= Collected data =

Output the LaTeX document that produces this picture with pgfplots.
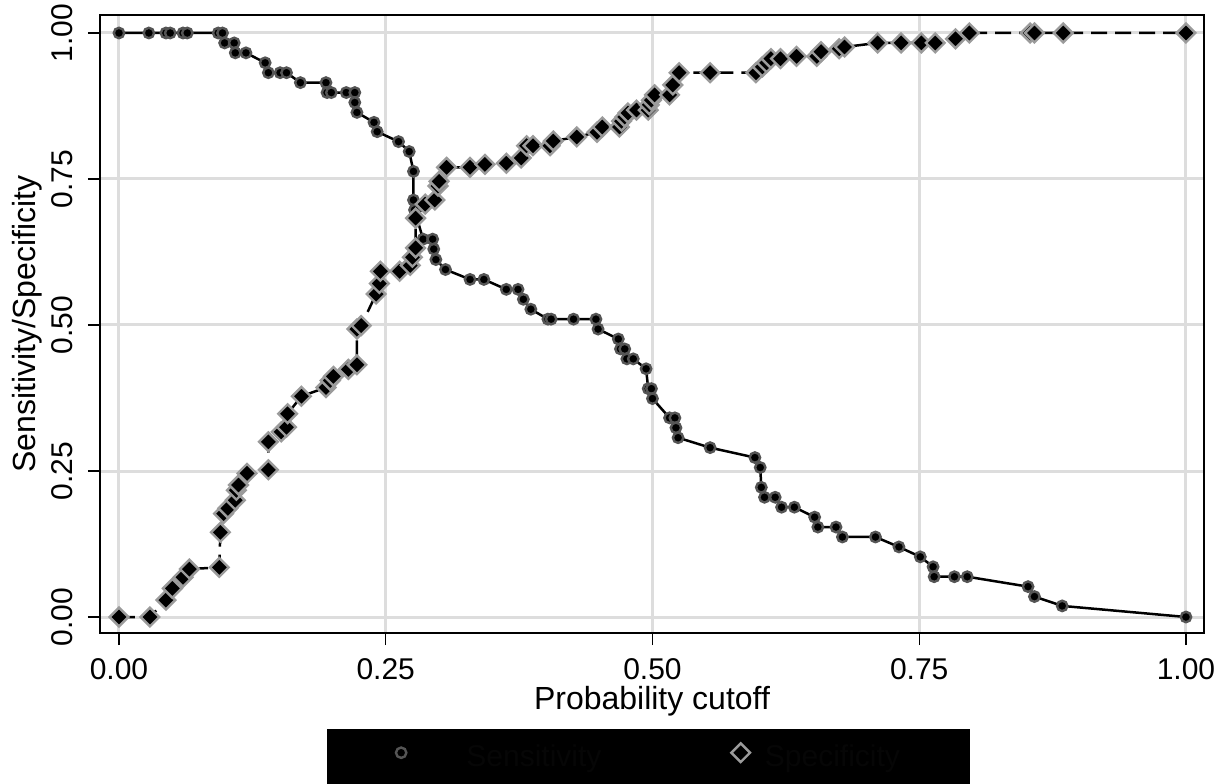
\documentclass[border=0pt]{standalone}
\usepackage{fontspec}
\setmainfont{Liberation Sans}
\usepackage{pgfplots}
\pgfplotsset{compat=1.18}
\definecolor{gridgray}{RGB}{221,221,221}
\definecolor{circedge}{RGB}{85,85,85}
\definecolor{diaedge}{RGB}{155,155,155}
\definecolor{nearblack}{RGB}{6,6,6}
\newcommand{\lbl}{\fontsize{15}{18}\selectfont}
\newcommand{\ttl}{\fontsize{16}{19}\selectfont}
\pgfplotsset{
    legsens/.style={legend image code/.code={\path (-36.5pt,0pt) -- (10pt,0pt);
        \draw[##1] plot coordinates {(0pt,3.5pt)};}},
    legspec/.style={legend image code/.code={\path (-10pt,0pt) -- (5pt,0pt);
        \draw[##1] plot coordinates {(0pt,3.5pt)};}},
}

\begin{document}
\begin{tikzpicture}
\useasboundingbox (-50pt,-75pt) rectangle (558.5pt,316.5pt);
\begin{axis}[
    at={(0pt,0pt)}, anchor=south west,
    scale only axis, width=552pt, height=309pt,
    xmin=-0.0178, xmax=1.0169, ymin=-0.0274, ymax=1.0308,
    xtick={0,0.25,0.5,0.75,1}, ytick={0,0.25,0.5,0.75,1},
    /pgf/number format/assume math mode=true,
    xticklabel style={/pgf/number format/fixed, /pgf/number format/fixed zerofill,
        /pgf/number format/precision=2, anchor=north},
    yticklabel style={/pgf/number format/fixed, /pgf/number format/fixed zerofill,
        /pgf/number format/precision=2, rotate=90, anchor=south},
    tick align=outside, major tick length=6pt,
    tick style={black, line width=0.6pt},
    xtick pos=bottom, ytick pos=left,
    grid=major, major grid style={gridgray, line width=1.5pt},
    axis line style={black, line width=0.8pt},
    ticklabel style={font=\lbl, inner sep=0pt},
    xticklabel shift=6.5pt, yticklabel shift=7.5pt,
    xlabel={Probability cutoff}, ylabel={Sensitivity/Specificity},
    label style={font=\ttl, inner sep=0pt},
    xlabel style={at={(axis description cs:0.5,-0.086)}, anchor=north},
    ylabel style={at={(axis description cs:-0.0661,0.5)}, anchor=center},
    legend columns=2,
    legend style={at={(axis description cs:0.4968,-0.1553)}, anchor=north,
        fill=black, draw=none, inner xsep=0pt, inner ysep=7pt,
        font=\lbl, text=nearblack,
        nodes={inner sep=0pt, text height=10pt, text depth=3pt},
        /tikz/column 1/.style={column sep=22pt},
        /tikz/column 2/.style={column sep=59pt},
        /tikz/column 3/.style={column sep=6.5pt}},
]
% sensitivity
\addplot[black, line width=1.25pt, mark=*, mark size=2.6pt,
    mark options={fill=black, draw=circedge, line width=1.2pt, solid}, legsens]
coordinates {
(0,1) (0.028,1) (0.044,1) (0.048,1) (0.060,1) (0.064,1) (0.093,1) (0.097,1)
(0.099,0.983) (0.108,0.983) (0.109,0.966) (0.119,0.966) (0.137,0.949)
(0.140,0.932) (0.151,0.932) (0.157,0.932) (0.170,0.915) (0.194,0.915)
(0.195,0.898) (0.199,0.898) (0.213,0.898) (0.221,0.898) (0.221,0.881)
(0.223,0.864) (0.239,0.847) (0.242,0.831) (0.262,0.814) (0.272,0.797)
(0.276,0.763) (0.276,0.714) (0.277,0.697) (0.285,0.647) (0.294,0.647)
(0.295,0.630) (0.297,0.612) (0.306,0.595) (0.329,0.578) (0.342,0.578)
(0.363,0.561) (0.374,0.561) (0.379,0.544) (0.386,0.527) (0.402,0.510)
(0.405,0.510) (0.426,0.510) (0.447,0.510) (0.449,0.493) (0.468,0.476)
(0.470,0.459) (0.474,0.459) (0.476,0.442) (0.482,0.442) (0.494,0.425)
(0.496,0.391) (0.499,0.391) (0.500,0.374) (0.516,0.341) (0.521,0.341)
(0.522,0.324) (0.524,0.307) (0.554,0.290) (0.596,0.273) (0.601,0.256)
(0.602,0.222) (0.605,0.205) (0.615,0.205) (0.621,0.188) (0.633,0.188)
(0.652,0.171) (0.655,0.154) (0.672,0.154) (0.678,0.137) (0.709,0.137)
(0.731,0.120) (0.751,0.103) (0.763,0.086) (0.764,0.069) (0.783,0.069)
(0.795,0.069) (0.852,0.052) (0.858,0.035) (0.884,0.019) (1,0)
};
\addlegendentry{Sensitivity}
% specificity
\addplot[black, line width=1.25pt, dash pattern=on 8pt off 4pt,
    mark=square*, mark size=3.3pt,
    mark options={fill=black, draw=diaedge, line width=1.2pt, solid, rotate=45}, legspec]
coordinates {
(0,0) (0.029,0) (0.044,0.029) (0.050,0.049) (0.060,0.068) (0.066,0.082)
(0.094,0.085) (0.095,0.145) (0.098,0.177) (0.102,0.186) (0.109,0.200)
(0.110,0.217) (0.112,0.226) (0.120,0.246) (0.140,0.252) (0.140,0.300)
(0.152,0.317) (0.157,0.325) (0.158,0.348) (0.171,0.378) (0.194,0.393)
(0.198,0.405) (0.201,0.412) (0.215,0.424) (0.223,0.432) (0.223,0.493)
(0.227,0.499) (0.241,0.553) (0.244,0.571) (0.245,0.592) (0.263,0.592)
(0.273,0.602) (0.275,0.616) (0.278,0.632) (0.278,0.683) (0.287,0.707)
(0.296,0.714) (0.299,0.738) (0.300,0.746) (0.307,0.770) (0.329,0.770)
(0.343,0.775) (0.363,0.777) (0.377,0.786) (0.382,0.807) (0.388,0.807)
(0.404,0.807) (0.407,0.815) (0.429,0.822) (0.448,0.830) (0.453,0.839)
(0.469,0.839) (0.471,0.849) (0.474,0.856) (0.477,0.863) (0.485,0.868)
(0.496,0.868) (0.497,0.877) (0.499,0.885) (0.502,0.894) (0.516,0.894)
(0.519,0.911) (0.525,0.932) (0.554,0.932) (0.597,0.932) (0.603,0.942)
(0.607,0.949) (0.611,0.956) (0.620,0.956) (0.635,0.960) (0.654,0.960)
(0.658,0.968) (0.675,0.973) (0.680,0.976) (0.711,0.983) (0.733,0.983)
(0.752,0.983) (0.765,0.983) (0.784,0.990) (0.797,1) (0.854,1) (0.858,1)
(0.885,1) (1,1)
};
\addlegendentry{Specificity\rule{35pt}{0pt}}
\end{axis}
\end{tikzpicture}
\end{document}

= The task =
Extract the full listing exactly, with the pictures left out.

= Solution to this problem =
Output the LaTeX document that produces this picture with pgfplots.
\documentclass[border=0pt]{standalone}
\usepackage{fontspec}
\setmainfont{Liberation Sans}
\usepackage{pgfplots}
\pgfplotsset{compat=1.18}
\definecolor{gridgray}{RGB}{221,221,221}
\definecolor{circedge}{RGB}{85,85,85}
\definecolor{diaedge}{RGB}{155,155,155}
\definecolor{nearblack}{RGB}{6,6,6}
\newcommand{\lbl}{\fontsize{15}{18}\selectfont}
\newcommand{\ttl}{\fontsize{16}{19}\selectfont}
\pgfplotsset{
    legsens/.style={legend image code/.code={\path (-36.5pt,0pt) -- (10pt,0pt);
        \draw[##1] plot coordinates {(0pt,3.5pt)};}},
    legspec/.style={legend image code/.code={\path (-10pt,0pt) -- (5pt,0pt);
        \draw[##1] plot coordinates {(0pt,3.5pt)};}},
}

\begin{document}
\begin{tikzpicture}
\useasboundingbox (-50pt,-75pt) rectangle (558.5pt,316.5pt);
\begin{axis}[
    at={(0pt,0pt)}, anchor=south west,
    scale only axis, width=552pt, height=309pt,
    xmin=-0.0178, xmax=1.0169, ymin=-0.0274, ymax=1.0308,
    xtick={0,0.25,0.5,0.75,1}, ytick={0,0.25,0.5,0.75,1},
    /pgf/number format/assume math mode=true,
    xticklabel style={/pgf/number format/fixed, /pgf/number format/fixed zerofill,
        /pgf/number format/precision=2, anchor=north},
    yticklabel style={/pgf/number format/fixed, /pgf/number format/fixed zerofill,
        /pgf/number format/precision=2, rotate=90, anchor=south},
    tick align=outside, major tick length=6pt,
    tick style={black, line width=0.6pt},
    xtick pos=bottom, ytick pos=left,
    grid=major, major grid style={gridgray, line width=1.5pt},
    axis line style={black, line width=0.8pt},
    ticklabel style={font=\lbl, inner sep=0pt},
    xticklabel shift=6.5pt, yticklabel shift=7.5pt,
    xlabel={Probability cutoff}, ylabel={Sensitivity/Specificity},
    label style={font=\ttl, inner sep=0pt},
    xlabel style={at={(axis description cs:0.5,-0.086)}, anchor=north},
    ylabel style={at={(axis description cs:-0.0661,0.5)}, anchor=center},
    legend columns=2,
    legend style={at={(axis description cs:0.4968,-0.1553)}, anchor=north,
        fill=black, draw=none, inner xsep=0pt, inner ysep=7pt,
        font=\lbl, text=nearblack,
        nodes={inner sep=0pt, text height=10pt, text depth=3pt},
        /tikz/column 1/.style={column sep=22pt},
        /tikz/column 2/.style={column sep=59pt},
        /tikz/column 3/.style={column sep=6.5pt}},
]
% sensitivity
\addplot[black, line width=1.25pt, mark=*, mark size=2.6pt,
    mark options={fill=black, draw=circedge, line width=1.2pt, solid}, legsens]
coordinates {
(0,1) (0.028,1) (0.044,1) (0.048,1) (0.060,1) (0.064,1) (0.093,1) (0.097,1)
(0.099,0.983) (0.108,0.983) (0.109,0.966) (0.119,0.966) (0.137,0.949)
(0.140,0.932) (0.151,0.932) (0.157,0.932) (0.170,0.915) (0.194,0.915)
(0.195,0.898) (0.199,0.898) (0.213,0.898) (0.221,0.898) (0.221,0.881)
(0.223,0.864) (0.239,0.847) (0.242,0.831) (0.262,0.814) (0.272,0.797)
(0.276,0.763) (0.276,0.714) (0.277,0.697) (0.285,0.647) (0.294,0.647)
(0.295,0.630) (0.297,0.612) (0.306,0.595) (0.329,0.578) (0.342,0.578)
(0.363,0.561) (0.374,0.561) (0.379,0.544) (0.386,0.527) (0.402,0.510)
(0.405,0.510) (0.426,0.510) (0.447,0.510) (0.449,0.493) (0.468,0.476)
(0.470,0.459) (0.474,0.459) (0.476,0.442) (0.482,0.442) (0.494,0.425)
(0.496,0.391) (0.499,0.391) (0.500,0.374) (0.516,0.341) (0.521,0.341)
(0.522,0.324) (0.524,0.307) (0.554,0.290) (0.596,0.273) (0.601,0.256)
(0.602,0.222) (0.605,0.205) (0.615,0.205) (0.621,0.188) (0.633,0.188)
(0.652,0.171) (0.655,0.154) (0.672,0.154) (0.678,0.137) (0.709,0.137)
(0.731,0.120) (0.751,0.103) (0.763,0.086) (0.764,0.069) (0.783,0.069)
(0.795,0.069) (0.852,0.052) (0.858,0.035) (0.884,0.019) (1,0)
};
\addlegendentry{Sensitivity}
% specificity
\addplot[black, line width=1.25pt, dash pattern=on 8pt off 4pt,
    mark=square*, mark size=3.3pt,
    mark options={fill=black, draw=diaedge, line width=1.2pt, solid, rotate=45}, legspec]
coordinates {
(0,0) (0.029,0) (0.044,0.029) (0.050,0.049) (0.060,0.068) (0.066,0.082)
(0.094,0.085) (0.095,0.145) (0.098,0.177) (0.102,0.186) (0.109,0.200)
(0.110,0.217) (0.112,0.226) (0.120,0.246) (0.140,0.252) (0.140,0.300)
(0.152,0.317) (0.157,0.325) (0.158,0.348) (0.171,0.378) (0.194,0.393)
(0.198,0.405) (0.201,0.412) (0.215,0.424) (0.223,0.432) (0.223,0.493)
(0.227,0.499) (0.241,0.553) (0.244,0.571) (0.245,0.592) (0.263,0.592)
(0.273,0.602) (0.275,0.616) (0.278,0.632) (0.278,0.683) (0.287,0.707)
(0.296,0.714) (0.299,0.738) (0.300,0.746) (0.307,0.770) (0.329,0.770)
(0.343,0.775) (0.363,0.777) (0.377,0.786) (0.382,0.807) (0.388,0.807)
(0.404,0.807) (0.407,0.815) (0.429,0.822) (0.448,0.830) (0.453,0.839)
(0.469,0.839) (0.471,0.849) (0.474,0.856) (0.477,0.863) (0.485,0.868)
(0.496,0.868) (0.497,0.877) (0.499,0.885) (0.502,0.894) (0.516,0.894)
(0.519,0.911) (0.525,0.932) (0.554,0.932) (0.597,0.932) (0.603,0.942)
(0.607,0.949) (0.611,0.956) (0.620,0.956) (0.635,0.960) (0.654,0.960)
(0.658,0.968) (0.675,0.973) (0.680,0.976) (0.711,0.983) (0.733,0.983)
(0.752,0.983) (0.765,0.983) (0.784,0.990) (0.797,1) (0.854,1) (0.858,1)
(0.885,1) (1,1)
};
\addlegendentry{Specificity\rule{35pt}{0pt}}
\end{axis}
\end{tikzpicture}
\end{document}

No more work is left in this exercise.